> **Short task**:
Please transcribe the data below exactly. Leave the pictures out.
>> BEGIN Data section
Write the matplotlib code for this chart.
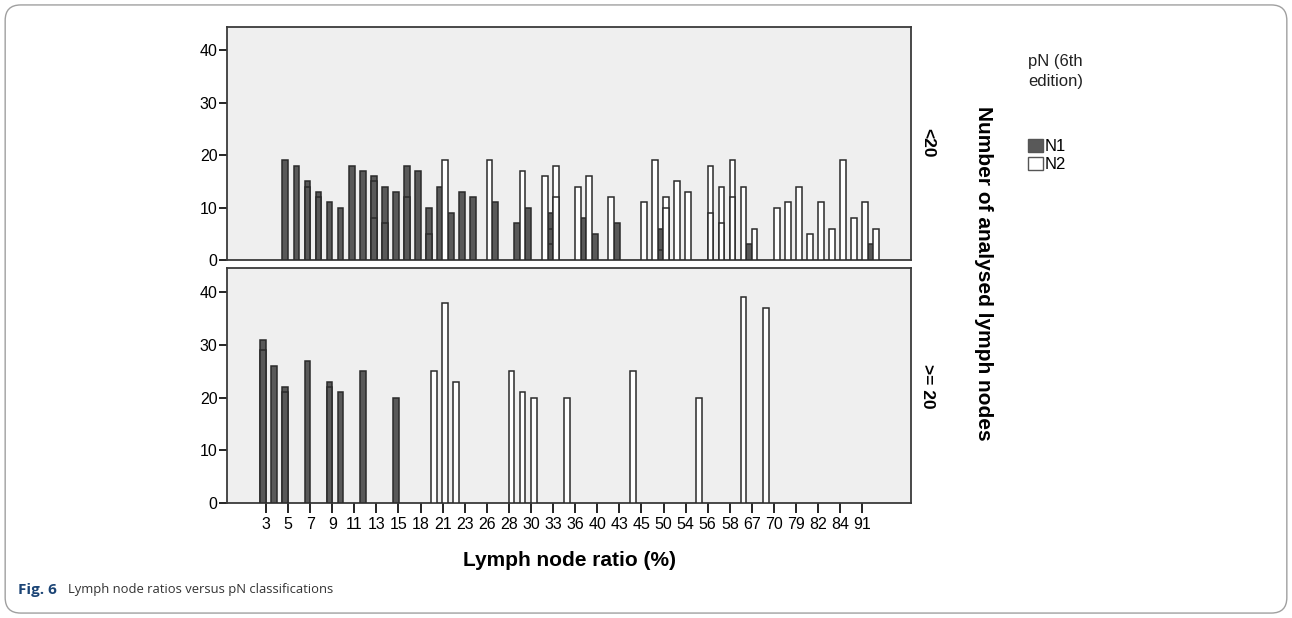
import numpy as np
import matplotlib.pyplot as plt
from matplotlib.patches import FancyBboxPatch, Patch

plt.rcParams['font.family'] = ['Liberation Sans', 'DejaVu Sans']

# LNR categories: every other category carries a label
tick_labels = ['3', '5', '7', '9', '11', '13', '15', '18', '21', '23', '26', '28', '30', '33',
               '36', '40', '43', '45', '50', '54', '56', '58', '67', '70', '79', '82', '84', '91']

# panel "<20": category slot and number of analysed nodes per case
low_n1_slot = [2, 3, 4, 4, 5, 5, 6, 7, 8, 9, 10, 10, 10, 11, 11, 12, 13, 13, 14, 15, 15, 16,
               17, 18, 19, 21, 23, 24, 26, 26, 26, 29, 30, 32, 36, 36, 44, 55]
low_n1_val = [19, 18, 15, 14, 13, 12, 11, 10, 18, 17, 16, 15, 8, 14, 7, 13, 18, 12, 17, 10, 5, 14,
              9, 13, 12, 11, 7, 10, 9, 6, 3, 8, 5, 7, 6, 2, 3, 3]
low_n2_slot = [16, 20, 23, 25, 26, 26, 28, 29, 31, 34, 35, 36, 36, 37, 38, 40, 40, 41, 41, 42, 42,
               43, 44, 46, 47, 48, 49, 50, 51, 52, 53, 54, 55]
low_n2_val = [19, 19, 17, 16, 18, 12, 14, 16, 12, 11, 19, 12, 10, 15, 13, 18, 9, 14, 7, 19, 12,
              14, 6, 10, 11, 14, 5, 11, 6, 19, 8, 11, 6]

# panel ">= 20"
high_n1_slot = [0, 0, 1, 2, 2, 4, 6, 6, 7, 9, 12]
high_n1_val = [31, 29, 26, 22, 21, 27, 23, 22, 21, 25, 20]
high_n2_slot = [15, 16, 17, 22, 23, 24, 27, 33, 39, 43, 45]
high_n2_val = [25, 38, 23, 25, 21, 20, 20, 25, 20, 39, 37]

series_names = ['N1', 'N2']
series_fill = ['#595959', '#ffffff']
edge = '#2b2b2b'
bar_w = 0.52
offsets = [-0.24, 0.24]

fig = plt.figure(figsize=(12.92, 6.18), dpi=100)

# rounded frame round the whole figure
frame = FancyBboxPatch((0.004, 0.008), 0.992, 0.984, boxstyle='round,pad=0,rounding_size=0.012',
                       transform=fig.transFigure, fill=False, edgecolor='#a0a0a0', linewidth=1.0,
                       mutation_aspect=1292 / 618)
fig.patches.append(frame)

ax_top = fig.add_axes([0.1759, 0.5793, 0.5292, 0.3775])
ax_bot = fig.add_axes([0.1759, 0.1856, 0.5292, 0.3803])

panels = [
    (ax_top, [(low_n1_slot, low_n1_val), (low_n2_slot, low_n2_val)]),
    (ax_bot, [(high_n1_slot, high_n1_val), (high_n2_slot, high_n2_val)]),
]

for ax, series in panels:
    ax.set_facecolor('#efefef')
    for k, (slots, vals) in enumerate(series):
        slots = np.array(slots)
        vals = np.array(vals)
        order = np.argsort(-vals, kind='stable')  # tallest first so shorter cases show as inner lines
        ax.bar(slots[order] + offsets[k], vals[order], width=bar_w, color=series_fill[k],
               edgecolor=edge, linewidth=1.1, zorder=3)
    ax.set_xlim(-3.5, 58.4)
    ax.set_ylim(0, 44.5)
    ax.set_yticks([0, 10, 20, 30, 40])
    ax.tick_params(axis='y', direction='out', length=6, width=1.2, labelsize=11.5, pad=1)
    for s in ax.spines.values():
        s.set_color('#3a3a3a')
        s.set_linewidth(1.3)

ax_top.set_xticks([])
ax_bot.set_xticks(np.arange(0, 2 * len(tick_labels), 2))
ax_bot.set_xticklabels(tick_labels)
ax_bot.tick_params(axis='x', direction='out', length=7, width=1.2, labelsize=11.5, pad=3)

# facet labels and shared axis titles
fig.text(0.718, 1 - 143 / 618, '<20', rotation=-90, ha='center', va='center',
         fontsize=12.5, fontweight='bold')
fig.text(0.718, 1 - 386 / 618, '>= 20', rotation=-90, ha='center', va='center',
         fontsize=12.5, fontweight='bold')
fig.text(0.761, 1 - 273 / 618, 'Number of analysed lymph nodes', rotation=-90, ha='center',
         va='center', fontsize=15, fontweight='bold')
fig.text(0.4405, 1 - 560 / 618, 'Lymph node ratio (%)', ha='center', va='center',
         fontsize=15, fontweight='bold')

handles = [Patch(facecolor=series_fill[k], edgecolor='#555555', linewidth=1.0)
           for k in range(len(series_names))]
leg = fig.legend(handles, series_names, title='pN (6th\nedition)', loc='upper left',
                 bbox_to_anchor=(0.796, 1 - 54 / 618), frameon=False, fontsize=12,
                 title_fontsize=12, handlelength=0.85, handleheight=0.85, handletextpad=0.1,
                 labelspacing=0.15, borderaxespad=0, borderpad=0)
leg._legend_box.align = 'left'
leg._legend_box.sep = 36
leg.get_title().set_color('#222222')
leg.get_title().set_linespacing(1.4)
leg.get_title().set_multialignment('left')

fig.text(0.014, 1 - 590 / 618, 'Fig. 6', fontsize=11, fontweight='bold', color='#1b4475',
         family='Open Sans', va='center')
fig.text(0.0525, 1 - 590 / 618, 'Lymph node ratios versus pN classifications', fontsize=9.4,
         color='#333333', family='Open Sans', va='center')

plt.savefig('out.png', dpi=100)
>> END Data section
> **Task result**:
Write the matplotlib code for this chart.
import numpy as np
import matplotlib.pyplot as plt
from matplotlib.patches import FancyBboxPatch, Patch

plt.rcParams['font.family'] = ['Liberation Sans', 'DejaVu Sans']

# LNR categories: every other category carries a label
tick_labels = ['3', '5', '7', '9', '11', '13', '15', '18', '21', '23', '26', '28', '30', '33',
               '36', '40', '43', '45', '50', '54', '56', '58', '67', '70', '79', '82', '84', '91']

# panel "<20": category slot and number of analysed nodes per case
low_n1_slot = [2, 3, 4, 4, 5, 5, 6, 7, 8, 9, 10, 10, 10, 11, 11, 12, 13, 13, 14, 15, 15, 16,
               17, 18, 19, 21, 23, 24, 26, 26, 26, 29, 30, 32, 36, 36, 44, 55]
low_n1_val = [19, 18, 15, 14, 13, 12, 11, 10, 18, 17, 16, 15, 8, 14, 7, 13, 18, 12, 17, 10, 5, 14,
              9, 13, 12, 11, 7, 10, 9, 6, 3, 8, 5, 7, 6, 2, 3, 3]
low_n2_slot = [16, 20, 23, 25, 26, 26, 28, 29, 31, 34, 35, 36, 36, 37, 38, 40, 40, 41, 41, 42, 42,
               43, 44, 46, 47, 48, 49, 50, 51, 52, 53, 54, 55]
low_n2_val = [19, 19, 17, 16, 18, 12, 14, 16, 12, 11, 19, 12, 10, 15, 13, 18, 9, 14, 7, 19, 12,
              14, 6, 10, 11, 14, 5, 11, 6, 19, 8, 11, 6]

# panel ">= 20"
high_n1_slot = [0, 0, 1, 2, 2, 4, 6, 6, 7, 9, 12]
high_n1_val = [31, 29, 26, 22, 21, 27, 23, 22, 21, 25, 20]
high_n2_slot = [15, 16, 17, 22, 23, 24, 27, 33, 39, 43, 45]
high_n2_val = [25, 38, 23, 25, 21, 20, 20, 25, 20, 39, 37]

series_names = ['N1', 'N2']
series_fill = ['#595959', '#ffffff']
edge = '#2b2b2b'
bar_w = 0.52
offsets = [-0.24, 0.24]

fig = plt.figure(figsize=(12.92, 6.18), dpi=100)

# rounded frame round the whole figure
frame = FancyBboxPatch((0.004, 0.008), 0.992, 0.984, boxstyle='round,pad=0,rounding_size=0.012',
                       transform=fig.transFigure, fill=False, edgecolor='#a0a0a0', linewidth=1.0,
                       mutation_aspect=1292 / 618)
fig.patches.append(frame)

ax_top = fig.add_axes([0.1759, 0.5793, 0.5292, 0.3775])
ax_bot = fig.add_axes([0.1759, 0.1856, 0.5292, 0.3803])

panels = [
    (ax_top, [(low_n1_slot, low_n1_val), (low_n2_slot, low_n2_val)]),
    (ax_bot, [(high_n1_slot, high_n1_val), (high_n2_slot, high_n2_val)]),
]

for ax, series in panels:
    ax.set_facecolor('#efefef')
    for k, (slots, vals) in enumerate(series):
        slots = np.array(slots)
        vals = np.array(vals)
        order = np.argsort(-vals, kind='stable')  # tallest first so shorter cases show as inner lines
        ax.bar(slots[order] + offsets[k], vals[order], width=bar_w, color=series_fill[k],
               edgecolor=edge, linewidth=1.1, zorder=3)
    ax.set_xlim(-3.5, 58.4)
    ax.set_ylim(0, 44.5)
    ax.set_yticks([0, 10, 20, 30, 40])
    ax.tick_params(axis='y', direction='out', length=6, width=1.2, labelsize=11.5, pad=1)
    for s in ax.spines.values():
        s.set_color('#3a3a3a')
        s.set_linewidth(1.3)

ax_top.set_xticks([])
ax_bot.set_xticks(np.arange(0, 2 * len(tick_labels), 2))
ax_bot.set_xticklabels(tick_labels)
ax_bot.tick_params(axis='x', direction='out', length=7, width=1.2, labelsize=11.5, pad=3)

# facet labels and shared axis titles
fig.text(0.718, 1 - 143 / 618, '<20', rotation=-90, ha='center', va='center',
         fontsize=12.5, fontweight='bold')
fig.text(0.718, 1 - 386 / 618, '>= 20', rotation=-90, ha='center', va='center',
         fontsize=12.5, fontweight='bold')
fig.text(0.761, 1 - 273 / 618, 'Number of analysed lymph nodes', rotation=-90, ha='center',
         va='center', fontsize=15, fontweight='bold')
fig.text(0.4405, 1 - 560 / 618, 'Lymph node ratio (%)', ha='center', va='center',
         fontsize=15, fontweight='bold')

handles = [Patch(facecolor=series_fill[k], edgecolor='#555555', linewidth=1.0)
           for k in range(len(series_names))]
leg = fig.legend(handles, series_names, title='pN (6th\nedition)', loc='upper left',
                 bbox_to_anchor=(0.796, 1 - 54 / 618), frameon=False, fontsize=12,
                 title_fontsize=12, handlelength=0.85, handleheight=0.85, handletextpad=0.1,
                 labelspacing=0.15, borderaxespad=0, borderpad=0)
leg._legend_box.align = 'left'
leg._legend_box.sep = 36
leg.get_title().set_color('#222222')
leg.get_title().set_linespacing(1.4)
leg.get_title().set_multialignment('left')

fig.text(0.014, 1 - 590 / 618, 'Fig. 6', fontsize=11, fontweight='bold', color='#1b4475',
         family='Open Sans', va='center')
fig.text(0.0525, 1 - 590 / 618, 'Lymph node ratios versus pN classifications', fontsize=9.4,
         color='#333333', family='Open Sans', va='center')

plt.savefig('out.png', dpi=100)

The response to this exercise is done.